LACMA’s Stephanie Barron asked Baldessari to creatively install paintings by Rene Magritte with works of contemporary art influenced by him, especially the museum’s own 1929 painting The Treachery of Images (This Is Not a Pipe). What could be a better theme for him? In 2006, he designed a brilliant intervention by covering the gallery floors with custom made wall to wall carpet of pale blue with white clouds, literally reversing what is up and what is down.
Collector Jordan Schnitzer, who has compiled definitive collections of prints by many great contemporary artists, published a catalogue with 140 prints by Baldessari in 2010. In my essay, I asked Baldessari about his decision to add large circle of color over the faces in his appropriated photographic works, directing the viewers attention towards marginal details. “In my work,” he said, “I found that I could be the master of my own universe and control what people see and pay attention to.”
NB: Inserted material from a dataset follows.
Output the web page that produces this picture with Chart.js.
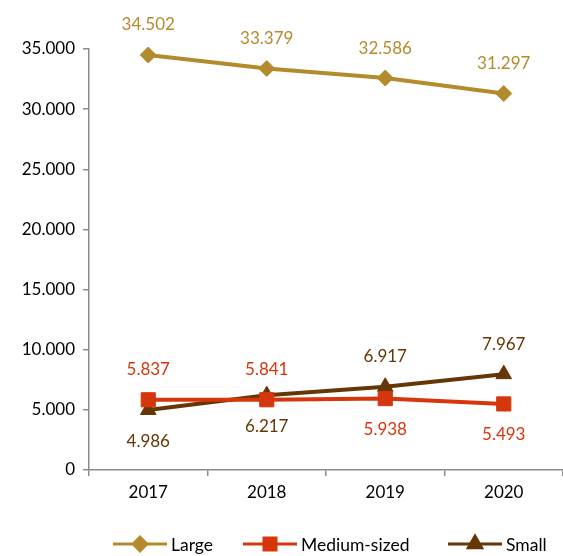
<!DOCTYPE html>
<html>
<head>
<meta charset="utf-8">
<script src="https://cdn.jsdelivr.net/npm/chart.js@4/dist/chart.umd.min.js"></script>
<style>
  html, body { margin: 0; padding: 0; background: #fff; overflow: hidden; }
  canvas { display: block; }
</style>
</head>
<body>
<canvas id="chart" width="563" height="556"></canvas>
<script>
const years = ["2017", "2018", "2019", "2020"]
const large = [34502, 33379, 32586, 31297]
const medium = [5837, 5841, 5938, 5493]
const small = [4986, 6217, 6917, 7967]
const yTicks = [0, 5000, 10000, 15000, 20000, 25000, 30000, 35000]

const FONT = "Lato, 'Open Sans', sans-serif"

// 1.234 style thousands
const fmt = v => String(v).replace(/\B(?=(\d{3})+(?!\d))/g, ".")

const valueLabels = {
  id: "valueLabels",
  afterDatasetsDraw(chart) {
    const ctx = chart.ctx
    ctx.save()
    ctx.font = "17px " + FONT
    ctx.textAlign = "center"
    ctx.textBaseline = "middle"
    chart.data.datasets.forEach((ds, i) => {
      const meta = chart.getDatasetMeta(i)
      meta.data.forEach((pt, j) => {
        const dy = ds.labelSide[j] === "up" ? -30 : 31
        ctx.fillStyle = ds.borderColor
        ctx.fillText(fmt(ds.data[j]), pt.x, pt.y + dy)
      })
    })
    ctx.restore()
  }
}

// legend: short line with the marker in the middle, then the name
const lineLegend = {
  id: "lineLegend",
  afterDraw(chart) {
    const ctx = chart.ctx
    const y = 544
    const starts = [113, 243, 448]
    ctx.save()
    ctx.font = "17.5px " + FONT
    ctx.textBaseline = "middle"
    chart.data.datasets.forEach((ds, i) => {
      const x0 = starts[i]
      ctx.strokeStyle = ds.borderColor
      ctx.lineWidth = 3
      ctx.beginPath()
      ctx.moveTo(x0, y)
      ctx.lineTo(x0 + 54, y)
      ctx.stroke()
      ctx.fillStyle = ds.borderColor
      Chart.helpers.drawPoint(ctx, {
        pointStyle: ds.pointStyle,
        radius: ds.pointRadius * 0.85,
        rotation: 0,
        borderWidth: 1
      }, x0 + 27, y)
      ctx.fillStyle = "#000"
      ctx.fillText(ds.label, x0 + 58, y + 1)
    })
    ctx.restore()
  }
}

const series = (label, data, color, style, radius, labelSide) => ({
  label, data, labelSide,
  borderColor: color,
  backgroundColor: color,
  borderWidth: 4,
  pointStyle: style,
  pointRadius: radius,
  pointHoverRadius: radius,
  pointBorderWidth: 1,
  tension: 0,
  clip: false
})

new Chart(document.getElementById("chart"), {
  type: "line",
  data: {
    labels: years,
    datasets: [
      series("Large", large, "#b48b2c", "rectRot", 8, ["up", "up", "up", "up"]),
      series("Medium-sized", medium, "#d6360c", "rect", 10, ["up", "up", "down", "down"]),
      series("Small", small, "#653707", "triangle", 9, ["down", "down", "up", "up"])
    ]
  },
  options: {
    responsive: false,
    animation: false,
    layout: { autoPadding: false, padding: { top: 49, right: 0, bottom: 0, left: 0 } },
    plugins: {
      legend: { display: false },
      tooltip: { enabled: false }
    },
    scales: {
      x: {
        offset: true,
        afterFit(scale) {
          scale.height = 86
          scale.paddingLeft = 0
          scale.paddingRight = 0
        },
        border: { color: "#8c8c8c", width: 1.5 },
        grid: { offset: true, drawOnChartArea: false, tickLength: 6, color: "#8c8c8c", lineWidth: 1.5 },
        ticks: { color: "#000", font: { family: FONT, size: 17 }, padding: 6 }
      },
      y: {
        min: 0,
        max: 35000,
        afterFit(scale) { scale.width = 89 },
        afterBuildTicks(scale) { scale.ticks = yTicks.map(v => ({ value: v })) },
        border: { color: "#8c8c8c", width: 1.5 },
        grid: { drawOnChartArea: false, tickLength: 6, color: "#8c8c8c", lineWidth: 1.5 },
        ticks: {
          color: "#000",
          font: { family: FONT, size: 17 },
          padding: 8,
          callback: v => fmt(v)
        }
      }
    }
  },
  plugins: [valueLabels, lineLegend]
})
</script>
</body>
</html>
This was even more apparent when LACMA’s Leslie Jones and the Tate co-organized his retrospective Pure Beauty in 2016. He and his art were always evolving but always the same as he explored more deeply ideas that continued to fascinate.
His last retrospective was a triumph and insightful: Learning to Read with John Baldessari at Jumex in Mexico City. The museum’s founder Eugenio Lopez Alonso credits Baldessari as a crucial influence in his interest in art and his collecting. English curator Kit Hammonds brought attention to Baldessari’s unwavering interest in the placement and meaning of language over 50 years. Around the same time, Baldessari showed his paintings, actual paintings, of emojis and texts at Spruth Magers.
It’s strange how only specific quotes linger in the memory. At an opening at LACMA, almost everyone had left apart from Mike Kelley and Baldessari. I was talking with them and asked them something about the number of young artists making work that was so clearly under their influence. Baldessari simply shrugged and said, “Art comes from art.”